When van den Berg arrived on the farm the staffing was not optimal for the size of the farm. She has gradually employed contractors who replant the cane, harvest and transport the product to the mill. She has four permanent staff members with whom she works side by side in the fields.

“A farmer’s footprints in the soil will distinguish his or her success from another’s failure. I firmly believe that my success can be attributed to the fact that I am in my fields every day. When new ratoons are being planted or irrigation pipes are laid, I am there with my measuring tape marking out each metre. If you are not there you miss the small things, which eventually become big things. It is not hard to farm sugarcane, but if you want to be a top farmer you must walk your fields,” said van den Berg.

 

 

Irrigation

When the 47-year-old took over the farm, the irrigation system needed attention. Having completed a South African Irrigation Institute course, van den Berg knew the importance of a well-designed watering system. A permanent system was then designed and installed, which not only improved her water usage, but also her yield.

“Now I can irrigate each block for an hour at a time, several times a day. Previously the pipes had to be moved to different blocks each time it needed to be irrigated. That was very labour intensive. The pipes could also only be moved twice a day so the irrigation was not optimal. Since my soil is very rocky I need to manage it like sandy soil as the water retention is low,” she said.

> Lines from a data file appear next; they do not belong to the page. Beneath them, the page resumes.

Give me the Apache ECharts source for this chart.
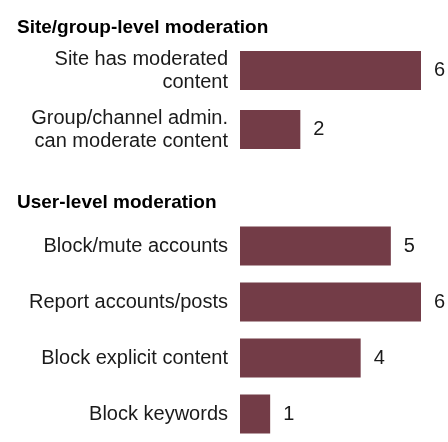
<!DOCTYPE html>
<html>
<head>
<meta charset="utf-8">
<script src="https://cdn.jsdelivr.net/npm/echarts@6/dist/echarts.min.js"></script>
<style>
html,body{margin:0;padding:0;background:#fff;}
#chart{width:448px;height:442px;}
</style>
</head>
<body>
<div id="chart"></div>
<script>
var headings = ['Site/group-level moderation', 'User-level moderation'];
var siteCategories = ['Site has moderated\ncontent', 'Group/channel admin.\ncan moderate content'];
var siteValues = [6, 2];
var userCategories = ['Block/mute accounts', 'Report accounts/posts', 'Block explicit content', 'Block keywords'];
var userValues = [5, 6, 4, 1];

var barColor = '#733c47';
var font = 'Liberation Sans, Arial, sans-serif';

function axisLabel() {
  return {color: '#1a1a1a', fontSize: 20, fontFamily: font, lineHeight: 23, margin: 12, align: 'right'};
}
function valueLabel() {
  return {show: true, position: 'right', rotate: 0, distance: 13, color: '#1a1a1a',
          fontSize: 20, fontFamily: font, align: 'left', verticalAlign: 'middle'};
}
function titleStyle() {
  return {fontSize: 19, fontWeight: 'bold', color: '#000', fontFamily: font, lineHeight: 24};
}

var chart = echarts.init(document.getElementById('chart'));
chart.setOption({
  animation: false,
  backgroundColor: '#fff',
  title: [
    {text: headings[0], left: 12, top: 11, textStyle: titleStyle()},
    {text: headings[1], left: 12, top: 186, textStyle: titleStyle()}
  ],
  grid: [
    {left: 240, right: 27, top: 41, height: 118, show: false},
    {left: 240, right: 27, top: 218, height: 238, show: false}
  ],
  xAxis: [
    {gridIndex: 0, type: 'value', min: 0, max: 6, show: false, splitLine: {show: false}},
    {gridIndex: 1, type: 'value', min: 0, max: 6, show: false, splitLine: {show: false}}
  ],
  yAxis: [
    {gridIndex: 0, type: 'category', inverse: true, data: siteCategories,
     axisLine: {show: false}, axisTick: {show: false}, splitLine: {show: false}, axisLabel: axisLabel()},
    {gridIndex: 1, type: 'category', inverse: true, data: userCategories,
     axisLine: {show: false}, axisTick: {show: false}, splitLine: {show: false}, axisLabel: axisLabel()}
  ],
  series: [
    {type: 'bar', xAxisIndex: 0, yAxisIndex: 0, data: siteValues, barWidth: 39,
     itemStyle: {color: barColor, borderWidth: 0}, label: valueLabel()},
    {type: 'bar', xAxisIndex: 1, yAxisIndex: 1, data: userValues, barWidth: 39,
     itemStyle: {color: barColor, borderWidth: 0}, label: valueLabel()}
  ]
});
</script>
</body>
</html>
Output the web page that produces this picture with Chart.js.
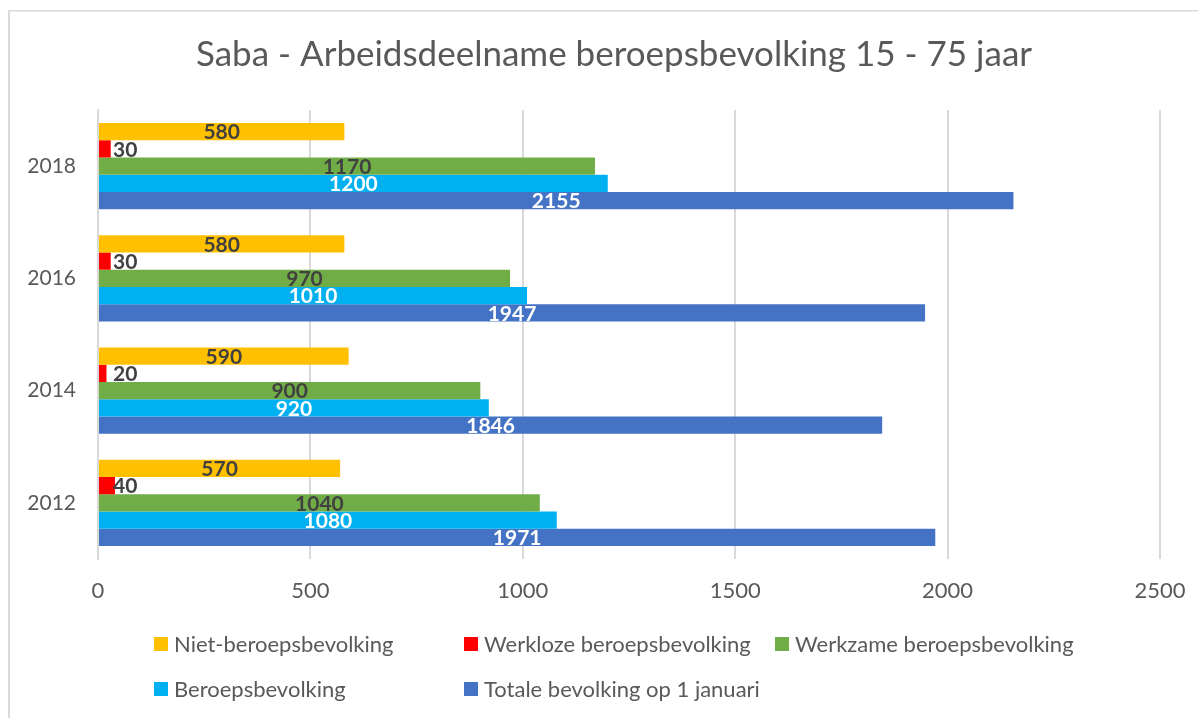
<!DOCTYPE html>
<html>
<head>
<meta charset="utf-8">
<script src="https://cdn.jsdelivr.net/npm/chart.js@4.4.0/dist/chart.umd.min.js"></script>
<style>
  html, body { margin: 0; padding: 0; background: #fff; }
  canvas { display: block; }
</style>
</head>
<body>
<canvas id="chart" width="1198" height="718"></canvas>
<script>
// categories, top to bottom as in the picture
const years = ['2018', '2016', '2014', '2012'];

const nietBeroeps = [580, 580, 590, 570];
const werkloze = [30, 30, 20, 40];
const werkzame = [1170, 970, 900, 1040];
const beroeps = [1200, 1010, 920, 1080];
const totale = [2155, 1947, 1846, 1971];

const xTicks = [0, 500, 1000, 1500, 2000, 2500];

const seriesNames = [
  'Niet-beroepsbevolking',
  'Werkloze beroepsbevolking',
  'Werkzame beroepsbevolking',
  'Beroepsbevolking',
  'Totale bevolking op 1 januari'
];
const seriesColors = ['#FFC000', '#FF0000', '#70AD47', '#00B0F0', '#4472C4'];
const labelColors = ['#404040', '#404040', '#404040', '#ffffff', '#ffffff'];

const FONT = 'Lato, Calibri, "Open Sans", sans-serif';
const TEXT_GREY = '#595959';
const GRID = '#d9d9d9';

const frame = {
  id: 'frame',
  beforeDraw(chart){
    const c = chart.ctx;
    c.save();
    c.fillStyle = '#fff';
    c.fillRect(0, 0, chart.width, chart.height);
    c.fillStyle = GRID;
    c.fillRect(8, 10, chart.width - 8, 1.5);
    c.fillRect(8, 10, 2, chart.height - 10);
    c.restore();
  },
  afterDraw(chart){
    const c = chart.ctx;
    c.save();
    // title
    c.fillStyle = TEXT_GREY;
    c.font = '35px ' + FONT;
    c.textAlign = 'center';
    c.textBaseline = 'middle';
    c.fillText('Saba - Arbeidsdeelname beroepsbevolking 15 - 75 jaar', 614, 55);

    // legend, laid out as a grid like the original
    const cols = [154, 464, 775];
    const rows = [644, 689];
    c.font = '22px ' + FONT;
    c.textAlign = 'left';
    chart.data.datasets.forEach((ds, i) => {
      const x = cols[i % 3];
      const y = rows[Math.floor(i / 3)];
      c.fillStyle = ds.backgroundColor;
      c.fillRect(x, y - 7, 14, 14);
      c.fillStyle = TEXT_GREY;
      c.fillText(ds.label, x + 20, y + 1);
    });
    c.restore();
  }
};

const barLabels = {
  id: 'barLabels',
  afterDatasetsDraw(chart){
    const c = chart.ctx;
    const xs = chart.scales.x;
    c.save();
    c.font = 'bold 21px ' + FONT;
    c.textBaseline = 'middle';
    chart.data.datasets.forEach((ds, i) => {
      const meta = chart.getDatasetMeta(i);
      meta.data.forEach((bar, j) => {
        const v = ds.data[j];
        c.fillStyle = labelColors[i];
        if (i === 1){
          // small bars: label sits just past the base
          c.textAlign = 'left';
          c.fillText(String(v), xs.getPixelForValue(0) + 15, bar.y + 1);
        } else {
          c.textAlign = 'center';
          c.fillText(String(v), (bar.base + bar.x) / 2, bar.y + 1);
        }
      });
    });
    c.restore();
  }
};

const dataSets = [nietBeroeps, werkloze, werkzame, beroeps, totale].map((d, i) => ({
  label: seriesNames[i],
  data: d,
  backgroundColor: seriesColors[i],
  borderWidth: 0,
  categoryPercentage: 0.77,
  barPercentage: 1.0
}));

new Chart(document.getElementById('chart'), {
  type: 'bar',
  data: { labels: years, datasets: dataSets },
  options: {
    indexAxis: 'y',
    responsive: false,
    animation: false,
    devicePixelRatio: 1,
    layout: { padding: { left: 0, right: 38, top: 110, bottom: 109 } },
    plugins: {
      legend: { display: false },
      title: { display: false },
      tooltip: { enabled: false }
    },
    scales: {
      x: {
        min: 0,
        max: 2500,
        afterBuildTicks(scale){ scale.ticks = xTicks.map(v => ({ value: v })); },
        afterFit(scale){
          scale.height = 50;
          scale.paddingLeft = 0;
          scale.paddingRight = 0;
        },
        grid: { color: GRID, lineWidth: 2, drawTicks: false },
        border: { display: false },
        ticks: {
          color: TEXT_GREY,
          font: { family: FONT, size: 22 },
          padding: 19,
          maxRotation: 0,
          callback: (v) => String(v)
        }
      },
      y: {
        afterFit(scale){ scale.width = 98; },
        grid: { display: false, drawTicks: false },
        border: { color: GRID, width: 2 },
        ticks: { color: TEXT_GREY, font: { family: FONT, size: 21 }, padding: 22 }
      }
    }
  },
  plugins: [frame, barLabels]
});
</script>
</body>
</html>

The irrigation pipes run underground and the 3,5 metre high sprinklers are spaced at 18 metre intervals. She has installed part circle sprinklers on the edges of her fields to make sure neighbouring blocks don’t get wet as well and to ensure she can precisely control her water usage. It also guarantees that when liquid fertiliser is used, application in each field is precise and there are no overlaps. Strainers have been put inside the pipes to prevent blockages from algae and shells that come through the water canal system. The system uses hydraulic valves so irrigation can be turned on and off using a cellphone.

Van den Berg said installing the permanent and effectively designed irrigation system was one of the best decisions she had made on the farm. “For the first time I can manage the irrigation without it managing me. The most important aspect in successfully growing sugarcane is the irrigation. It influences the yield and RV, which ultimately determines my income. Other systems are also labour intensive so I get a further saving there. The permanent system is guaranteed for 20 years, whereas the drip irrigation above the ground would need to be replaced every eight years when the cane is replanted.”

Looking to the future, van den Berg says her aim is to complete her degree in agriculture this year as she believes in empowering herself in whichever way she can. “Despite the challenges on this farm and the one I farmed in Barberton, I am so grateful to be farming again. Through every challenge there is a lesson, and bit by bit I am improving the farm and myself,” she said.